Disini jelas bahwa kesalah pahaman dalam mengartikan ucapan atau bahasa yang keluar dari mulut Ahok terhadap orang lain, banyak orang sesuka hatinya dalam menafsir dan mengartikan sesuatu bahasa atau ucapan yang dari pikiran orang lain sehingga menghasilkan konflik antar orang dan masyarakat, inilah yang terjadi pada zaman sekarang ini, tidak adanya lagi saling menghormati satu dengan yang lain semua mengandalkan pikirannya dan apa menurutnya yang menjadi maksud dari pikiran orang lain. Ini merupakan tindakan yang tidak pantas untuk dicontoh, seperti yang dikatakan oleh Gadamer bahasa itu merupakan tindakan atau sesuatu yang belum pasti atau sesuatu yang belum dapat dipastikan kepastiannya. Karena bahasa memiliki banyak sekali arti dan maksudnya terhadap sesuatu yang hendak mau kita katakan, setiap kata itu memiliki banyak arti dan makna masing-masing. Itulah sebabnya dalam setiap negara atau suatu kelompok itu bisa saling berontak atau tidak sepaham dengan anggota lainnya, karena kurangnya perhatian terhadap ungkapan-ungkapan yang keluar dari mulut kita, kita sering kali asal ceplos-ceplosan saja mengungkapkan yang hendak mau kita katakana tanpa kita sadarai bahwa sesungguhnya kata yang keluar dari mulut kita itu sangat merugikan orang lain, dan dapat membuat orang lain marah atau tersinggung atas segala kata-kata kita yang tanpa disadari itu.
DAFTAR PUSTAKA


Bertens, K. Sejarah Filsafat Yunani. Yogyakarta: Kanisius, 1979.

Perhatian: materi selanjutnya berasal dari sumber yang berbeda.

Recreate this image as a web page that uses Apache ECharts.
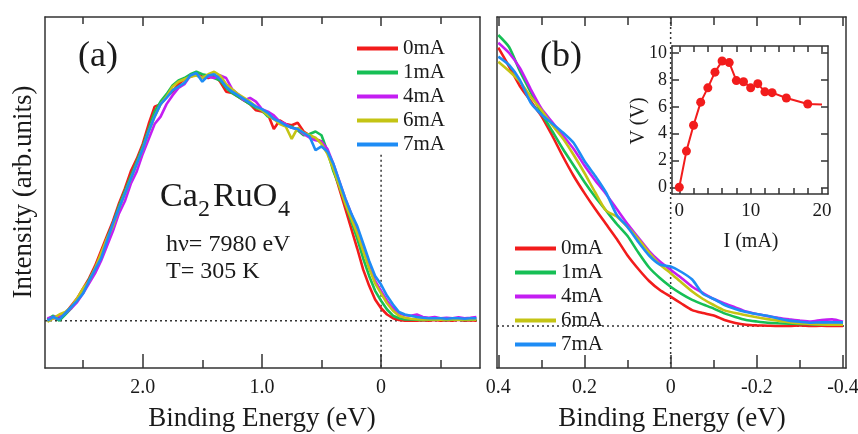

Da Silva, Gusmao Martinho G. Hans-Georg Gadamer. Yogyakarta: Kanisius, 2013.
Bertens, K. Filsafat Barat Abad XX. Jakarta: PT Gramedia, 1983.


[1] K. Bertens, Sejarah Filsafat Yunani (Yogyakarta: Kanisius,1979),hlm. 157.
[2] Martinho G. Da Silva Gusmao, Hans-Georg Gadamer (Yogyakarta: Kanisius,2013),hlm. 22.
[3] Martinho G. Da Silva Gusmao, Hans...,  hlm. 1.

[4] Martinho G. Da Silva Gusmao, Hans...,  hlm. 116.


[5] Martinho G. Da Silva Gusmao, Hans...,  hlm. 215.
[6] Martinho G. Da Silva Gusmao, Hans...,  hlm. 217-218.
[7]  K. Bertens, Filsafat Barat Abad XX (Jakarta: PT Gramedia,1983),hlm. 224-225.